Kansans in Congress: A fix for our broken health care system needs time to work

Obamacare has failed. It’s failed because it was built on the faulty premise that government can mandate, regulate and tax us to cheaper health care.

Obamacare premiums are skyrocketing, with Kansans expecting 42 percent increases in 2017. Even worse, deductibles are growing nearly seven times as fast as wages, rendering many plans useless because of exorbitant out-of-pocket costs. With deductibles in the lowest-priced Obamacare plans averaging $6,000, many Americans can’t afford to use their insurance at all.

Providers are exiting the marketplaces, leaving only one insurer to choose from in more than 1,000 counties across the country. Soon, many people could be left with no options at all. More than 25 million Americans have no health insurance coverage even though the law mandates it.

With Obamacare imploding before our very eyes, keeping a plan built on a faulty premise and faulty promises is simply not an option. And the longer we wait to replace it, the worse it will get.

There are only two directions to go from here.

One way is to move toward more government control with a European-style, single-payer system. Yet this path leads us to a system fraught with rationing, lower-quality care, rising costs and stifled innovation. For example, in Canada, the average patient has to wait five months between getting a doctor’s referral to receiving treatment from a specialist. Longer wait times have cost tens of thousands of Canadians their lives.

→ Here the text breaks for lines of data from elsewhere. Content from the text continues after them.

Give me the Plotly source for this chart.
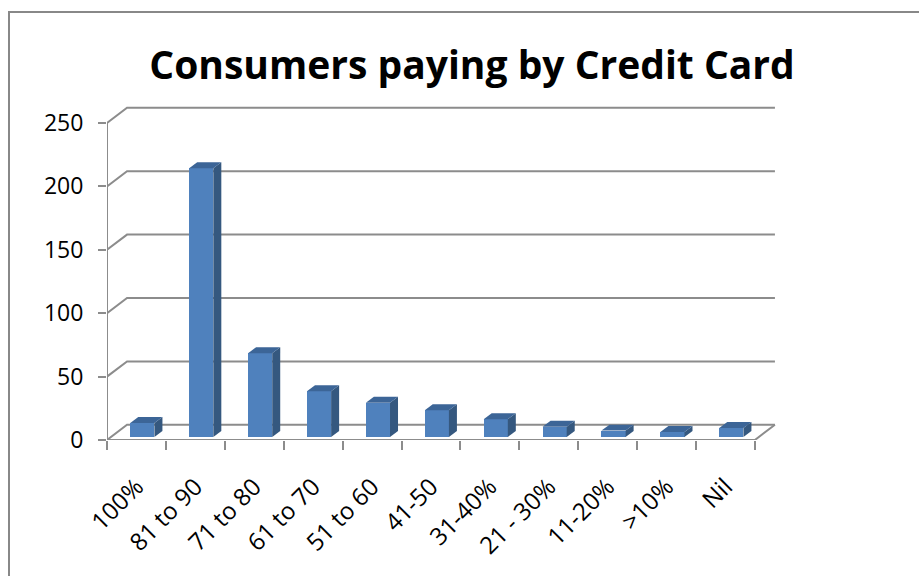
import plotly.graph_objects as go

categories = ["100%", "81 to 90", "71 to 80", "61 to 70", "51 to 60", "41-50",
              "31-40%", "21 - 30%", "11-20%", ">10%", "Nil"]
values = [11, 212, 66, 36, 27, 21, 14, 8, 5, 4, 7]
y_ticks = [0, 50, 100, 150, 200, 250]
title_text = "Consumers paying by Credit Card"

# 3-D look parameters (in axis units)
WALL_DX, WALL_DY = 0.34, 12.0      # back wall offset
BAR_SHIFT, BAR_W = 0.10, 0.41      # bar plane shift and width
BAR_BASE = 2.4                     # bar plane lifted above front floor edge
DEP_DX, DEP_DY = 0.136, 4.7        # bar depth

FRONT = "#4F81BD"
SIDE = "#35587F"
TOP = "#3C6597"
GRID = "#8C8C8C"
FONT = "Open Sans"

n = len(categories)
fig = go.Figure()
fig.add_trace(go.Bar(
    x=categories, y=values, base=BAR_BASE,
    width=BAR_W, offset=BAR_SHIFT - BAR_W / 2,
    marker=dict(color=FRONT, line=dict(width=0)),
    hoverinfo="x+y",
))

shapes = []
xl_edge, xr_edge = -0.5, n - 0.5
# back wall gridlines + left wall diagonals
for v in y_ticks:
    path = (f"M {xl_edge},{v} L {xl_edge + WALL_DX},{v + WALL_DY} "
            f"L {xr_edge + WALL_DX},{v + WALL_DY}")
    shapes.append(dict(type="path", path=path, xref="x", yref="y",
                       line=dict(color=GRID, width=2), layer="below"))
# floor front edge + right diagonal
shapes.append(dict(type="path",
                   path=f"M {xl_edge},0 L {xr_edge},0 L {xr_edge + WALL_DX},{WALL_DY}",
                   xref="x", yref="y", line=dict(color=GRID, width=2), layer="below"))
# front vertical axis
shapes.append(dict(type="line", x0=xl_edge, x1=xl_edge, y0=0, y1=y_ticks[-1],
                   xref="x", yref="y", line=dict(color=GRID, width=2), layer="below"))

# bar side and top faces
for i, v in enumerate(values):
    xl = i + BAR_SHIFT - BAR_W / 2
    xr = i + BAR_SHIFT + BAR_W / 2
    b = BAR_BASE
    t = BAR_BASE + v
    side = (f"M {xr},{b} L {xr + DEP_DX},{b + DEP_DY} L {xr + DEP_DX},{t + DEP_DY} "
            f"L {xr},{t} Z")
    top = (f"M {xl},{t} L {xl + DEP_DX},{t + DEP_DY} L {xr + DEP_DX},{t + DEP_DY} "
           f"L {xr},{t} Z")
    shapes.append(dict(type="path", path=side, xref="x", yref="y",
                       fillcolor=SIDE, line=dict(width=0), layer="above"))
    shapes.append(dict(type="path", path=top, xref="x", yref="y",
                       fillcolor=TOP, line=dict(width=0), layer="above"))

# outer chart border (extends past the right/bottom edges of the picture)
L, T, W, H = 107, 100, 673, 340
def px_to_paper_x(px):
    return (px - L) / W
def px_to_paper_y(py):
    return (T + H - py) / H
shapes.append(dict(type="rect", xref="paper", yref="paper",
                   x0=px_to_paper_x(9), x1=px_to_paper_x(940),
                   y0=px_to_paper_y(600), y1=px_to_paper_y(12),
                   line=dict(color="#888888", width=2), fillcolor="rgba(0,0,0,0)",
                   layer="below"))

fig.update_layout(
    width=919, height=576,
    margin=dict(l=L, r=919 - L - W, t=T, b=576 - T - H, pad=0),
    paper_bgcolor="white", plot_bgcolor="white",
    showlegend=False,
    font=dict(family=FONT, color="black", size=21),
    title=dict(text=f"<b>{title_text}</b>", xref="container", yref="container",
               x=472 / 919, y=1 - 65 / 576, xanchor="center", yanchor="middle",
               font=dict(family=FONT, size=39, color="black")),
    shapes=shapes,
    bargap=0,
)
fig.update_xaxes(
    type="category", categoryorder="array", categoryarray=categories,
    range=[-0.5, -0.5 + W / 58.9],
    tickson="boundaries", ticks="outside", ticklen=9, tickwidth=2, tickcolor=GRID,
    tickangle=-45, showgrid=False, showline=False, zeroline=False,
    ticklabelstandoff=27,
    tickfont=dict(family=FONT, size=24, color="black"),
)
fig.update_yaxes(
    range=[0, H / 1.268], tickvals=y_ticks, ticktext=[str(v) for v in y_ticks],
    ticks="outside", ticklen=8, tickwidth=2, tickcolor=GRID,
    showgrid=False, showline=False, zeroline=False,
    ticklabelstandoff=10,
    tickfont=dict(family=FONT, size=23, color="black"),
)

fig.write_html("out.html")
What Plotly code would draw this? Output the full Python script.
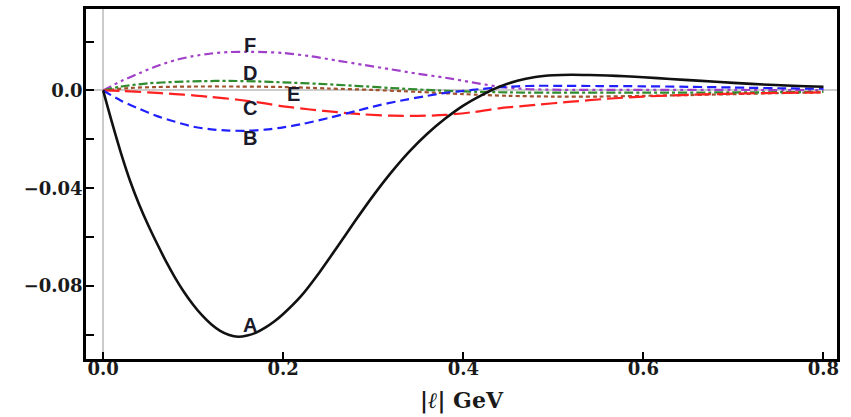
import plotly.graph_objects as go

# ---- data ----
xA = [0, 0.01, 0.02, 0.03, 0.04, 0.05, 0.06, 0.07, 0.08, 0.09, 0.10, 0.11, 0.12, 0.13, 0.14, 0.15, 0.16,
      0.17, 0.18, 0.19, 0.20, 0.22, 0.24, 0.26, 0.28, 0.30, 0.32, 0.34, 0.36, 0.38, 0.40, 0.42, 0.44, 0.46,
      0.48, 0.50, 0.52, 0.54, 0.56, 0.58, 0.60, 0.63, 0.66, 0.70, 0.74, 0.78, 0.80]
yA = [0, -0.0133, -0.0258, -0.0370, -0.0466, -0.0550, -0.0627, -0.0700, -0.0766, -0.0825, -0.0876, -0.0920,
      -0.0956, -0.0983, -0.1000, -0.1007, -0.1002, -0.0990, -0.0970, -0.0945, -0.0914, -0.0840, -0.0745,
      -0.0640, -0.0533, -0.0430, -0.0335, -0.0250, -0.0177, -0.0115, -0.0062, -0.0020, 0.0015, 0.0040,
      0.0055, 0.0062, 0.0064, 0.0063, 0.0061, 0.0058, 0.0054, 0.0047, 0.0040, 0.0031, 0.0023, 0.0017, 0.0015]

xB = [0, 0.02, 0.04, 0.06, 0.08, 0.10, 0.12, 0.14, 0.16, 0.18, 0.20, 0.22, 0.25, 0.28, 0.30, 0.33, 0.36,
      0.38, 0.40, 0.42, 0.44, 0.46, 0.48, 0.50, 0.55, 0.60, 0.65, 0.70, 0.75, 0.80]
yB = [0, -0.0042, -0.0075, -0.0105, -0.0128, -0.0148, -0.0159, -0.0164, -0.0165, -0.0160, -0.0151, -0.0138,
      -0.0113, -0.0085, -0.0066, -0.0042, -0.0022, -0.0010, -0.0002, 0.0006, 0.0013, 0.0017, 0.0019, 0.0019,
      0.0018, 0.0017, 0.0015, 0.0012, 0.0009, 0.0007]

xC = [0, 0.02, 0.05, 0.08, 0.10, 0.12, 0.15, 0.18, 0.20, 0.23, 0.26, 0.29, 0.32, 0.35, 0.38, 0.41, 0.44,
      0.48, 0.52, 0.56, 0.60, 0.65, 0.70, 0.75, 0.80]
yC = [0, -0.0002, -0.0008, -0.0015, -0.002, -0.0027, -0.0038, -0.0053, -0.0065, -0.0078, -0.0089, -0.0098,
      -0.0103, -0.0104, -0.0100, -0.0089, -0.0073, -0.0059, -0.0046, -0.0034, -0.0025, -0.0018, -0.0013,
      -0.0010, -0.0008]

xD = [0, 0.02, 0.05, 0.08, 0.11, 0.14, 0.17, 0.20, 0.24, 0.28, 0.32, 0.36, 0.40, 0.45, 0.50, 0.60, 0.70, 0.80]
yD = [0, 0.0016, 0.0029, 0.0035, 0.0038, 0.0039, 0.0037, 0.0033, 0.0027, 0.0019, 0.0010, 0.0002, -0.0004,
      -0.0008, -0.0009, -0.0009, -0.0008, -0.0006]

xE = [0, 0.03, 0.06, 0.10, 0.15, 0.20, 0.25, 0.30, 0.35, 0.40, 0.45, 0.50, 0.55, 0.60, 0.65, 0.70, 0.75, 0.80]
yE = [0, 0.0010, 0.0014, 0.0016, 0.0016, 0.0014, 0.0008, 0.0002, -0.0006, -0.0015, -0.0022, -0.0025,
      -0.0025, -0.0022, -0.0019, -0.0015, -0.0011, -0.0008]

xF = [0, 0.02, 0.04, 0.06, 0.08, 0.10, 0.12, 0.14, 0.16, 0.18, 0.20, 0.23, 0.26, 0.29, 0.32, 0.35, 0.38,
      0.41, 0.44, 0.47, 0.50, 0.60, 0.70, 0.80]
yF = [0, 0.0038, 0.0070, 0.0100, 0.0124, 0.0140, 0.0151, 0.0157, 0.0158, 0.0157, 0.0153, 0.0140, 0.0122,
      0.0104, 0.0086, 0.0068, 0.0052, 0.0033, 0.0015, 0.0006, 0.0003, 0.0002, 0.0002, 0.0001]

curve_labels = ["A", "B", "C", "D", "E", "F"]
label_x = [0.163, 0.163, 0.163, 0.163, 0.211, 0.163]
label_y = [-0.0959, -0.0194, -0.0071, 0.0073, -0.0014, 0.0187]

x_tickvals = [0, 0.2, 0.4, 0.6, 0.8]
x_ticktext = ["0.0", "0.2", "0.4", "0.6", "0.8"]
y_tickvals = [0.02, 0.0, -0.02, -0.04, -0.06, -0.08, -0.10]
y_ticktext = ["", "0.0", "", "\u22120.04", "", "\u22120.08", ""]

fig = go.Figure()

styles = [
    (xF, yF, "#a040c8", "9px,4px,3px,4px,3px,4px", 2.2),
    (xE, yE, "#a0522d", "4px,3px", 2.2),
    (xD, yD, "#2e8b2e", "9px,3px,3px,3px", 2.2),
    (xC, yC, "#ff2020", "16px,6px", 2.2),
    (xB, yB, "#2020ff", "9px,5px", 2.2),
    (xA, yA, "#111111", "solid", 2.6),
]
for xs, ys, col, dash, w in styles:
    fig.add_trace(go.Scatter(x=xs, y=ys, mode="lines", line=dict(color=col, dash=dash, width=w, shape="spline",
                                                                  smoothing=0.8),
                             showlegend=False, hoverinfo="skip"))

for t, lx, ly in zip(curve_labels, label_x, label_y):
    fig.add_annotation(x=lx, y=ly, text=t, showarrow=False,
                       font=dict(family="Liberation Sans", size=20, color="#1a1a2a", weight="bold"))

tick_font = dict(family="DejaVu Serif", size=18, color="#1a1a1a", weight="bold")

fig.update_layout(
    width=851, height=417,
    margin=dict(l=86, r=14, t=9, b=58),
    plot_bgcolor="white", paper_bgcolor="white",
    xaxis=dict(range=[-0.019, 0.815], tickvals=x_tickvals, ticktext=x_ticktext, automargin=False,
               ticks="inside", ticklen=7, tickwidth=2, tickcolor="black", ticklabelstandoff=-8,
               showline=True, linecolor="black", linewidth=2.5, mirror=True,
               showgrid=False, zeroline=True, zerolinecolor="#cccccc", zerolinewidth=2,
               tickfont=tick_font,
               title=dict(text="|<i>ℓ</i>| GeV",
                          font=dict(family="DejaVu Serif", size=22, color="#1a1a1a", weight="bold"),
                          standoff=15)),
    yaxis=dict(range=[-0.1098, 0.0333], tickvals=y_tickvals, ticktext=y_ticktext, automargin=False,
               ticks="inside", ticklen=8, tickwidth=2, tickcolor="black", ticklabelstandoff=-3,
               showline=True, linecolor="black", linewidth=2.5, mirror=True,
               showgrid=False, zeroline=True, zerolinecolor="#cccccc", zerolinewidth=2,
               tickfont=tick_font),
)

fig.write_html("out.html", config={"displayModeBar": False},
               post_script="document.body.style.margin='0';")
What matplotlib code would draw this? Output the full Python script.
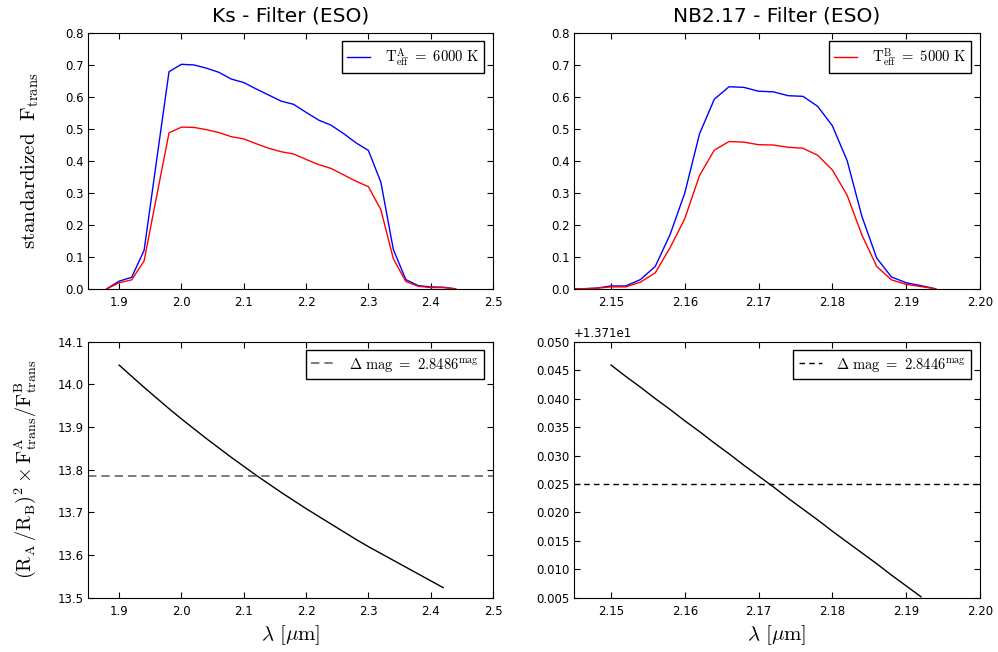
import matplotlib
matplotlib.use("Agg")
from matplotlib import pyplot as plt
import numpy as np

plt.rcParams['mathtext.fontset'] = 'cm'
plt.rcParams['font.family'] = 'DejaVu Sans'
plt.rcParams['xtick.direction'] = 'in'
plt.rcParams['ytick.direction'] = 'in'
plt.rcParams['xtick.top'] = True
plt.rcParams['ytick.right'] = True
plt.rcParams['xtick.major.size'] = 4
plt.rcParams['ytick.major.size'] = 4
plt.rcParams['xtick.labelsize'] = 8.5
plt.rcParams['ytick.labelsize'] = 8.5
plt.rcParams['xtick.major.pad'] = 5
plt.rcParams['ytick.major.pad'] = 3

# ============== DATA ==============

# Ks filter, transmitted flux (standardized)
ks_wave = [1.88, 1.90, 1.92, 1.94, 1.96, 1.98, 2.00, 2.02, 2.04, 2.06,
           2.08, 2.10, 2.12, 2.14, 2.16, 2.18, 2.20, 2.22, 2.24, 2.26,
           2.28, 2.30, 2.32, 2.34, 2.36, 2.38, 2.40, 2.42, 2.44]
ks_star_a = [0.000, 0.024, 0.036, 0.120, 0.400, 0.678, 0.701, 0.699, 0.689, 0.676,
             0.655, 0.644, 0.624, 0.605, 0.586, 0.576, 0.551, 0.527, 0.511, 0.485,
             0.456, 0.432, 0.333, 0.123, 0.029, 0.010, 0.006, 0.005, 0.000]
ks_star_b = [0.000, 0.019, 0.028, 0.087, 0.288, 0.487, 0.505, 0.504, 0.497, 0.488,
             0.475, 0.468, 0.453, 0.439, 0.428, 0.421, 0.404, 0.388, 0.376, 0.356,
             0.336, 0.319, 0.247, 0.094, 0.023, 0.008, 0.004, 0.004, 0.000]

# NB2.17 filter
nb_wave = [2.144, 2.146, 2.148, 2.150, 2.152, 2.154, 2.156, 2.158, 2.160, 2.162,
           2.164, 2.166, 2.168, 2.170, 2.172, 2.174, 2.176, 2.178, 2.180, 2.182,
           2.184, 2.186, 2.188, 2.190, 2.192, 2.194]
nb_star_a = [0.000, 0.000, 0.002, 0.009, 0.009, 0.029, 0.070, 0.169, 0.299, 0.484,
             0.592, 0.631, 0.629, 0.617, 0.615, 0.603, 0.601, 0.570, 0.509, 0.400,
             0.226, 0.096, 0.037, 0.019, 0.010, 0.000]
nb_star_b = [0.000, 0.000, 0.002, 0.006, 0.006, 0.021, 0.050, 0.128, 0.219, 0.354,
             0.433, 0.460, 0.458, 0.450, 0.449, 0.442, 0.439, 0.417, 0.371, 0.292,
             0.168, 0.070, 0.028, 0.014, 0.007, 0.000]

# (R_A/R_B)^2 * F_A/F_B
ks_ratio_wave = [1.90, 1.92, 1.94, 1.96, 1.98, 2.00, 2.02, 2.04, 2.06, 2.08,
                 2.10, 2.12, 2.14, 2.16, 2.18, 2.20, 2.22, 2.24, 2.26, 2.28,
                 2.30, 2.32, 2.34, 2.36, 2.38, 2.40, 2.42]
ks_ratio = [14.045, 14.019, 13.993, 13.968, 13.943, 13.919, 13.896, 13.873, 13.851, 13.829,
            13.808, 13.787, 13.767, 13.747, 13.728, 13.709, 13.691, 13.673, 13.655, 13.637,
            13.620, 13.604, 13.588, 13.572, 13.556, 13.540, 13.524]
ks_level = 13.786
ks_dmag = '2.8486'

nb_ratio_wave = [2.150, 2.152, 2.154, 2.156, 2.158, 2.160, 2.162, 2.164, 2.166, 2.168,
                 2.170, 2.172, 2.174, 2.176, 2.178, 2.180, 2.182, 2.184, 2.186, 2.188,
                 2.190, 2.192]
nb_ratio = [13.7559, 13.7539, 13.7520, 13.7500, 13.7481, 13.7461, 13.7442, 13.7422,
            13.7403, 13.7383, 13.7364, 13.7345, 13.7325, 13.7306, 13.7287, 13.7267,
            13.7248, 13.7229, 13.7210, 13.7190, 13.7171, 13.7152]
nb_level = 13.735
nb_dmag = '2.8446'

# ============== FIGURE ==============

fig = plt.figure(figsize=(9.98, 6.52), dpi=100, facecolor='white')
ax1 = fig.add_axes([0.0882, 0.557, 0.4058, 0.393])
ax2 = fig.add_axes([0.5752, 0.557, 0.4068, 0.393])
ax3 = fig.add_axes([0.0882, 0.083, 0.4058, 0.393])
ax4 = fig.add_axes([0.5752, 0.083, 0.4068, 0.393])

leg_kw = dict(loc='upper right', fontsize=10.5, fancybox=False, framealpha=1,
              edgecolor='black', handlelength=1.6, borderpad=0.35,
              handletextpad=1.0, borderaxespad=0.6)

# top left
ax1.plot(ks_wave, ks_star_a, color='blue', lw=1,
         label=r'$\mathrm{T_{eff}^{A}\ =\ 6000\ K}$')
ax1.plot(ks_wave, ks_star_b, color='red', lw=1)
ax1.set_xlim(1.85, 2.5)
ax1.set_ylim(0, 0.8)
ax1.set_xticks(np.arange(1.9, 2.51, 0.1))
ax1.set_yticks(np.arange(0, 0.81, 0.1))
ax1.set_title('Ks - Filter (ESO)', fontsize=14.5, pad=8)
ax1.set_ylabel(r'$\mathrm{standardized\ \ F_{trans}}$', fontsize=15)
ax1.yaxis.set_label_coords(-0.115, 0.5)
ax1.legend(**leg_kw)

# top right
ax2.plot(nb_wave, nb_star_a, color='blue', lw=1)
ax2.plot(nb_wave, nb_star_b, color='red', lw=1,
         label=r'$\mathrm{T_{eff}^{B}\ =\ 5000\ K}$')
ax2.set_xlim(2.145, 2.2)
ax2.set_ylim(0, 0.8)
ax2.set_xticks(np.arange(2.15, 2.201, 0.01))
ax2.set_yticks(np.arange(0, 0.81, 0.1))
ax2.set_title('NB2.17 - Filter (ESO)', fontsize=14.5, pad=8)
ax2.legend(**leg_kw)

# bottom left
ax3.plot(ks_ratio_wave, ks_ratio, color='black', lw=1)
ax3.axhline(ks_level, color='0.4', lw=1.2, dashes=(5, 3),
            label=r'$\Delta\ \mathrm{mag}\ =\ ' + ks_dmag + r'^{\mathrm{mag}}$')
ax3.set_xlim(1.85, 2.5)
ax3.set_ylim(13.5, 14.1)
ax3.set_xticks(np.arange(1.9, 2.51, 0.1))
ax3.set_yticks(np.arange(13.5, 14.11, 0.1))
ax3.ticklabel_format(axis='y', useOffset=False)
ax3.set_xlabel(r'$\lambda\ [\mu \mathrm{m}]$', fontsize=15)
ax3.set_ylabel(r'$\mathrm{(R_A\,/R_B)^2 \times F^A_{trans}/F^B_{trans}}$', fontsize=14.5)
ax3.yaxis.set_label_coords(-0.12, 0.5)
ax3.legend(**leg_kw)

# bottom right
ax4.plot(nb_ratio_wave, nb_ratio, color='black', lw=1)
ax4.axhline(nb_level, color='black', lw=1, dashes=(4, 3),
            label=r'$\Delta\ \mathrm{mag}\ =\ ' + nb_dmag + r'^{\mathrm{mag}}$')
ax4.set_xlim(2.145, 2.2)
ax4.set_ylim(13.715, 13.76)
ax4.set_xticks(np.arange(2.15, 2.201, 0.01))
ax4.set_yticks(np.arange(13.715, 13.7601, 0.005))
ax4.ticklabel_format(axis='y', useOffset=13.71)
ax4.set_xlabel(r'$\lambda\ [\mu \mathrm{m}]$', fontsize=15)
ax4.legend(**leg_kw)

for ax in (ax1, ax2, ax3, ax4):
    ax.tick_params(which='both', direction='in', top=True, right=True)

fig.savefig('out.png', dpi=100, facecolor='white')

The “Better Way” is building the best health care system in the world — a patient-centered system with more choices and competition for coverage at a lower cost. A system that protects those with pre-existing conditions and ensures the most vulnerable among us will have financial assistance in purchasing coverage of their choice but doesn’t eliminate inexpensive coverage for everyone else. A system that allows young and healthy individuals to purchase affordable plans instead of the government mandating they buy expensive coverage they don’t need.

Our blueprint for a “Better Way” to fix America’s health care system will not involve a comprehensive, overly complex and confusing 3,000-page bill in the mold of Nancy Pelosi’s notorious “we have to pass the bill so that you can find out what is in it.”

Instead, it will involve a step-by-step approach that may take time but will be done correctly to achieve our goals of empowering patients and doctors, not federal bureaucrats. It will work to lower costs by increasing choice and competition, not heavy-handed government mandates. It will seek to provide what Kansans need — accessibility, affordability and quality — all of which have failed under Obamacare.

It will cover those with pre-existing conditions by empowering state high risk pools, which in turn will lower the cost of care for the young and healthy. It will make care affordable by helping Kansans save more for their health care needs. It will make care accessible for all by reforming the tax code to ensure more Kansans can purchase coverage.

We readily admit solutions shouldn’t be limited to Republican ones. Our blueprint retains the principle that young people can remain on their parents’ plan until the age of 26. We are open to other ideas that would achieve these goals — because no political party has cornered the market on good ideas.

The Kansas House delegation stands ready to get to work on smart, effective solutions for our health care system.

Jenkins, Marshall and Yoder are U.S. representatives from Kansas.